Analis NH Korindo Sekuritas Putu Chantika Putri D menilai melemahnya mayoritas saham emiten rokok karena spekulasi pasar merespons informasi harga rokok 42 merek yang beredar. Perusahaan rokok diperkirakan mulai menaikkan harga rokok secara bertahap pada kuartal IV/2019 atau kuartal I/2020.
"Perusahaan rokok tidak langsung menaikkan harga rokok. Kami melihat kenaikannya bertahap sambil melihat demand," katanya pada Jumat (4/10/2019).
Pendapatan HMSP dan GGRM diproyeksi dapat tumbuh lebih tinggi pada tahun ini. Namun, kenaikan cukai menjadi tantangan bagi kinerja dua emiten rokok ini di tahun depan.
Meski demikian, analis melihat saham emiten rokok, terutama HMSP dan GGRM, masih menarik untuk dikoleksi. Apalagi, harga saham saat ini telah terdiskon setelah sempat turun hingga dua digit pada awal perdagangan setelah pengumuman kenaikan cukai.
"[Kenaikan cukai] tidak akan long term. Jika melihat historical kenaikan cukai tertinggi pada 2016, setelah itu turun lagi. Di tahun ini tarif cukai juga tidak naik," imbuhnya.
Analis menjadikan saham GGRM sebagai top picks. NK Korindo Sekuritas memberikan rekomendasi beli terhadap saham GGRM dengan target harga Rp75.075 hingga akhir tahun, berdasarkan proyeksi PE sebesar 22,1 kali.

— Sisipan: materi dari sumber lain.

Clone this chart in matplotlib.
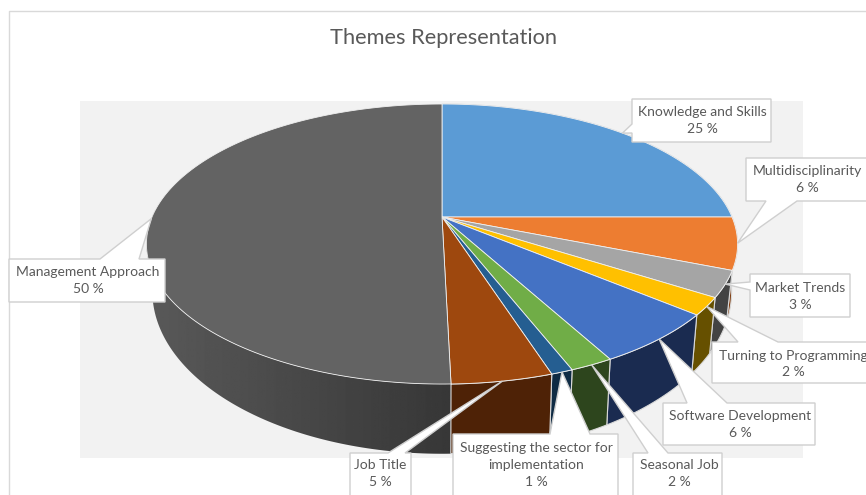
import matplotlib
matplotlib.use("Agg")
import matplotlib.pyplot as plt
import numpy as np
from matplotlib.patches import Polygon, Rectangle

plt.rcParams["font.family"] = ["Lato", "DejaVu Sans"]

categories = ["Knowledge and Skills", "Multidisciplinarity", "Market Trends", "Turning to Programming",
              "Software Development", "Seasonal Job", "Suggesting the sector for\nimplementation",
              "Job Title", "Management Approach"]
values = [25, 6, 3, 2, 6, 2, 1, 4.6, 50.4]  # slice sizes as drawn
shown_pct = [25, 6, 3, 2, 6, 2, 1, 5, 50]  # what the labels print
top_colors = ["#5b9bd5", "#ed7d31", "#a5a5a5", "#ffc000", "#4472c4", "#70ad47", "#255e91", "#9e480e", "#636363"]
side_colors = ["#2e5a85", "#7f3c10", "#434343", "#665000", "#1a2b50", "#2d451d", "#0f2b44", "#4e2206", "#404040"]

# callout layout in pixels: box, side of the tail, tail base, text centre
callouts = [
    ((632, 99, 771, 142), "left", (124, 133), (702, 120.5)),
    ((746, 158, 870, 201), "bottom", (766, 797), (807, 179.5)),
    ((750, 274, 850, 317), "left", (282, 290), (800, 296.5)),
    ((712, 342, 880, 383), "top", (738, 778), (793, 364)),
    ((663, 403, 815, 445), "top", (687, 727), (740, 424.5)),
    ((633, 453, 722, 500), "top", (648, 668), (679, 473.5)),
    ((453, 434, 618, 500), "top", (550, 590), (536, 465)),
    ((350, 453, 411, 500), "top", (388, 405), (380, 473.5)),
    ((9, 259, 165, 302), "top", (100, 139), (88, 280.5)),
]

CX, CY = 442, 217
A, B, PERSP = 134.8, 290, 0.193
DROP, Y_STRETCH, X_SHRINK = 43, 1.16, 0.98


def rim(theta):
    # theta clockwise from 12 o'clock, perspective view of the unit circle
    u, v = np.sin(theta), np.cos(theta)
    den = 1 + PERSP * v
    return B * u / den, -A * v / den


def top_xy(theta):
    x, y = rim(theta)
    return np.column_stack([CX + x, CY + y])


def bottom_xy(theta):
    x, y = rim(theta)
    return np.column_stack([CX + X_SHRINK * x, CY + DROP + Y_STRETCH * y])


def callout_poly(box, side, base, tip):
    x0, y0, x1, y1 = box
    a, b = base
    if side == "top":
        return [(x0, y0), (a, y0), tip, (b, y0), (x1, y0), (x1, y1), (x0, y1)]
    if side == "bottom":
        return [(x0, y0), (x1, y0), (x1, y1), (b, y1), tip, (a, y1), (x0, y1)]
    return [(x0, y0), (x1, y0), (x1, y1), (x0, y1), (x0, b), tip, (x0, a)]


fig = plt.figure(figsize=(8.66, 4.95), dpi=100)
ax = fig.add_axes([0, 0, 1, 1])
ax.set_xlim(0, 866)
ax.set_ylim(495, 0)
ax.axis("off")

# chart frame and plot area
ax.plot([9, 9, 866], [495, 10.5, 10.5], color="#d9d9d9", lw=1)
ax.add_patch(Rectangle((80, 101), 723, 357, fc="#f2f2f2", ec="none"))
ax.text(443, 38, "Themes Representation", ha="center", va="center", fontsize=15.7, color="#595959")

cum = np.concatenate([[0], np.cumsum(values)]) / np.sum(values) * 2 * np.pi
arcs = [np.linspace(cum[i], cum[i + 1], 200) for i in range(len(values))]

# sides: big grey slice first with a gradient, then the rest
big = len(values) - 1
big_poly = np.vstack([top_xy(arcs[big]), bottom_xy(arcs[big])[::-1]])
clip = Polygon(big_poly, fc="none", ec="none", transform=ax.transData)
ax.add_patch(clip)
grad = np.linspace(0.35, 0.215, 256).reshape(1, -1)
im = ax.imshow(grad, extent=(146, 452, 470, 210), cmap="gray", vmin=0, vmax=1, aspect="auto", zorder=2)
im.set_clip_path(clip)
ax.set_xlim(0, 866)
ax.set_ylim(495, 0)

for i in range(len(values) - 1):
    poly = np.vstack([top_xy(arcs[i]), bottom_xy(arcs[i])[::-1]])
    ax.add_patch(Polygon(poly, fc=side_colors[i], ec="#d9d9d9", lw=0.8, zorder=3))

# top face, no outline first so the back rim stays soft
for i in range(len(values)):
    poly = np.vstack([[CX, CY], top_xy(arcs[i])])
    ax.add_patch(Polygon(poly, fc=top_colors[i], ec="#f0f0f0", lw=0.6, zorder=4))

# callouts, tails point at the slice middle on the rim
for i, (box, side, base, centre) in enumerate(callouts):
    tip = tuple(top_xy(np.array([(cum[i] + cum[i + 1]) / 2]))[0])
    ax.add_patch(Polygon(callout_poly(box, side, base, tip), fc="white", ec="#cfcfcf", lw=1, zorder=5))
    ax.text(centre[0], centre[1], f"{categories[i]}\n{shown_pct[i]} %", ha="center", va="center",
            fontsize=10, color="#595959", linespacing=1.5, zorder=6)

fig.savefig("out.png", dpi=100)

Head of Research FAC Sekuritas Wisnu Prambudi Wibowo mengatakan kenaikan cukai masih menjadi tekanan yang membayangi saham GGRM dan HMSP. Hal ini tercermin dari tren pergerakan harga saham emiten rokok big caps itu, yang cenderung menurun sejak Maret.
"Saat ini investor panik, sehingga cenderung melepas saham GGRM dan HMSP. Faktornya kenaikan cukai yang ber-impact besar terhadap kinerjanya di tahun depan," katanya.
Wisnu mengatakan secara valuasi saham GGRM dan HMSP sudah murah. Ini terlihat dari PER HMSP di level 31 kali pada Januari tahun ini, sedangkan saat ini di level 18,53%. Begitu pula, PER GGRM di level 20an kali pada Januari, sedangkan saat ini di level 11,12 kali.
Dengan demikian, menurutnya, kedua saham itu masih menarik untuk dikoleksi. Apalagi, kedua perusahaan itu rutin membagi dividen.
Namun, analis masih wait and see sambil menunggu kinerja kuartal I/2020 untuk mengetahui korelasi kenaikan harga dengan volume penjualan rokok.
"Jika kinerja kuartal III/2019 membaik, maka bisa menjadi sentimen positif untuk kedua emiten ini. Secara fundamental sebenarnya menarik, tapi saat ini posisinya masih banyak tekanan jual," katanya.